Following the initial breakout, ideal price action would involve a brief retest of the former resistance level (the top of the range), which should now act as new support. A successful hold of this level would provide a strong indication that the market has accepted the higher prices and is preparing for the next leg up. Momentum oscillators would need to support this move; the RSI should break convincingly above the 60 level, and the MACD should exhibit a bullish crossover with its signal line, moving into positive territory. The first logical target for such a move would be the local swing highs established during the initial impulsive wave in early December.
Scenario B: Bearish Invalidation (Breakdown and Mean Reversion)
The alternative scenario involves the failure of the consolidation range's support. This would invalidate the accumulation thesis and suggest the prolonged sideways period was, in fact, a phase of distribution. A breakdown would be signaled by a strong, high-volume 4-hour candle closing below the lower boundary of the range and the lower Bollinger Band. This action would likely trigger a cascade of stop-loss orders placed by traders who were positioned long within the range, potentially accelerating the downward move.
Confirmation of this bearish scenario would come if the price attempts to rally back to the breakdown point (the bottom of the old range) and is rejected, treating it as new resistance. This would demonstrate a clear shift in market control from buyers to sellers. The RSI would likely fall below the 40 level, and the MACD would cross bearishly into negative territory. The initial technical target for a breakdown would be the liquidity pocket resting at the swing low formed just before the consolidation began, visible on the chart around the 0.010487 level. A loss of this level would open the door to a more significant retrace of the entire initial rally.
What to Watch Next:
1. Volatility Expansion: The primary signal to monitor is the behavior of the Bollinger Bands. A decisive candle close outside of the constricted bands will be the first indication that the phase of equilibrium is over. The magnitude of the initial move out of the squeeze will offer clues as to its potential sustainability.

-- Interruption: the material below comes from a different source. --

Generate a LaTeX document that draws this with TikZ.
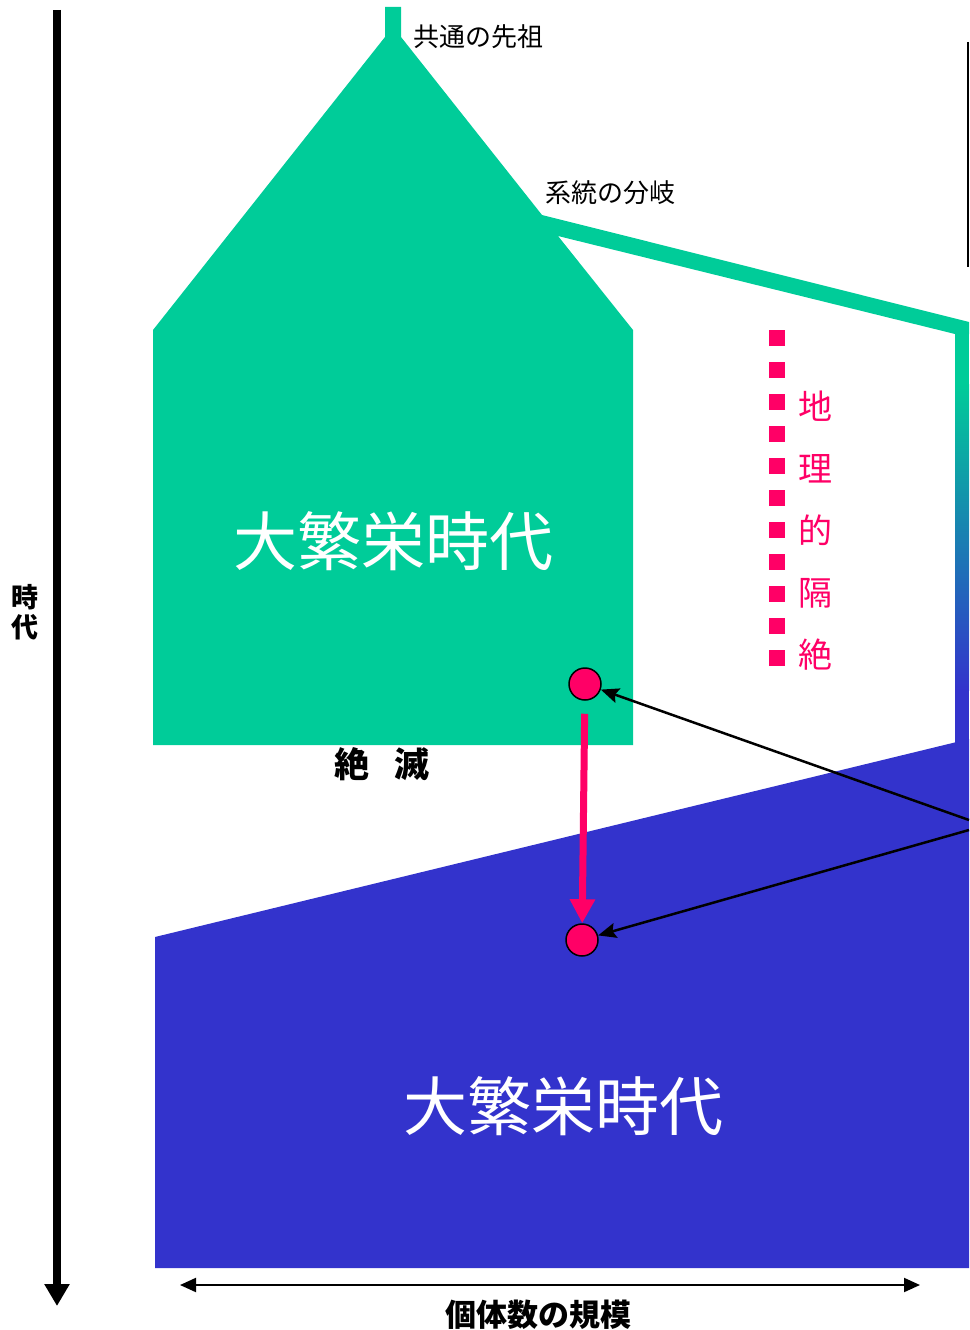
\documentclass[tikz,border=0pt]{standalone}
\usepackage{fontspec}
\newfontfamily\jp{Noto Sans CJK JP}
\usetikzlibrary{arrows.meta}
\definecolor{sgreen}{RGB}{0,204,153}
\definecolor{sblue}{RGB}{51,51,204}
\definecolor{spink}{RGB}{255,0,102}
\tikzset{
  bigtext/.style={font=\jp\fontsize{64}{64}\selectfont, text=white, inner sep=0},
  smalllabel/.style={font=\jp\fontsize{26}{26}\selectfont, text=black, inner sep=0, anchor=west},
  dotnode/.style={circle, fill=spink, draw=black, line width=1.5pt, minimum size=32pt, inner sep=0},
  linkarrow/.style={black, line width=2.5pt, -{Stealth[length=18pt,width=15pt,inset=3pt]}},
}
\begin{document}
\begin{tikzpicture}[x=1pt,y=-1pt]
\useasboundingbox (0,0) rectangle (969,1330);
% green lineage
\fill[sgreen] (385,7) -- (401,7) -- (401,37) -- (542,215) -- (969,322) -- (969,334) -- (955,334)
  -- (558,236) -- (633,330) -- (633,745) -- (153,745) -- (153,330) -- (385,37) -- cycle;
\fill[sgreen] (955,333) rectangle (969,385);
\shade[top color=sgreen, bottom color=sblue] (955,384) rectangle (969,690);
\fill[sblue] (955,689) rectangle (969,745);
% blue lineage
\fill[sblue] (155,937) -- (969,739) -- (969,1268) -- (155,1268) -- cycle;
% top right line
\coordinate (r0) at (968,42);
\coordinate (r1) at (968,267);
\draw[black, line width=2pt] (r0) -- (r1);
% texts
\node[bigtext] (gtext) at (393,541) {大繁栄時代};
\node[bigtext] (btext) at (563,1106) {大繁栄時代};
\node[smalllabel] (anc) at (413,37) {共通の先祖};
\node[smalllabel] (brn) at (545,193) {系統の分岐};
\node[font=\jp\bfseries\fontsize{35}{35}\selectfont, inner sep=0] (ext) at (382,764) {絶\hspace{26pt}滅};
\node[font=\jp\bfseries\fontsize{31}{31}\selectfont, inner sep=0] (scale) at (538,1315) {個体数の規模};
\node[font=\jp\fontsize{27}{30}\selectfont, inner sep=0, align=center] (era) at (25,612) {\textbf{時}\\\textbf{代}};
% geographic isolation
\coordinate (d0) at (777,330);
\coordinate (d1) at (777,666);
\draw[spink, line width=16pt, dash pattern=on 16pt off 16pt] (d0) -- (d1);
\node[font=\jp\fontsize{34}{62}\selectfont, text=spink, inner sep=0, align=center] (iso) at (815,531) {地\\理\\的\\隔\\絶};
% dots
\node[dotnode] (c1) at (585,684) {};
\node[dotnode] (c2) at (582,940) {};
\draw[spink, line width=7pt, -{Triangle[width=24pt,length=24pt]}, shorten <=13pt] (c1) -- (c2);
\coordinate (s1) at (969,820);
\coordinate (s2) at (969,830);
\draw[linkarrow] (s1) -- (c1);
\draw[linkarrow] (s2) -- (c2);
% axes
\coordinate (t0) at (57,10);
\coordinate (t1) at (57,1306);
\draw[black, line width=8pt, -{Triangle[width=24pt,length=22pt]}] (t0) -- (t1);
\coordinate (h0) at (180,1285);
\coordinate (h1) at (920,1285);
\draw[black, line width=2pt, {Triangle[width=14pt,length=16pt]}-{Triangle[width=14pt,length=16pt]}] (h0) -- (h1);
\end{tikzpicture}
\end{document}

2. Volume Confirmation: A breakout or breakdown on low volume is a high-risk signal and often results in a "fakeout," where the price quickly reverses back into the range. Watch for a clear spike in trading volume that is significantly above the recent average. This confirms institutional participation and market-wide conviction in the new direction.
3. Liquidity Sweeps at the Boundaries: Before a true move occurs, it is common for the price to briefly poke above the range high or below the range low to trigger stop-losses and engineer liquidity, only to reverse sharply. Pay close attention to the candle closes. A failure to close outside the range after breaching it intra-candle is a potential sign of such a sweep.
Risk Note:
This analysis is for informational purposes and does not constitute investment advice. Trading assets in a low-volatility squeeze carries specific risks. The eventual breakout can be sudden and violent, offering little time to react. Furthermore, fakeouts are common in these conditions, designed to trap traders on the wrong side of the market. Always manage risk appropriately.
The market for BOB is at a critical inflection point, awaiting a catalyst to resolve its prolonged state of compression.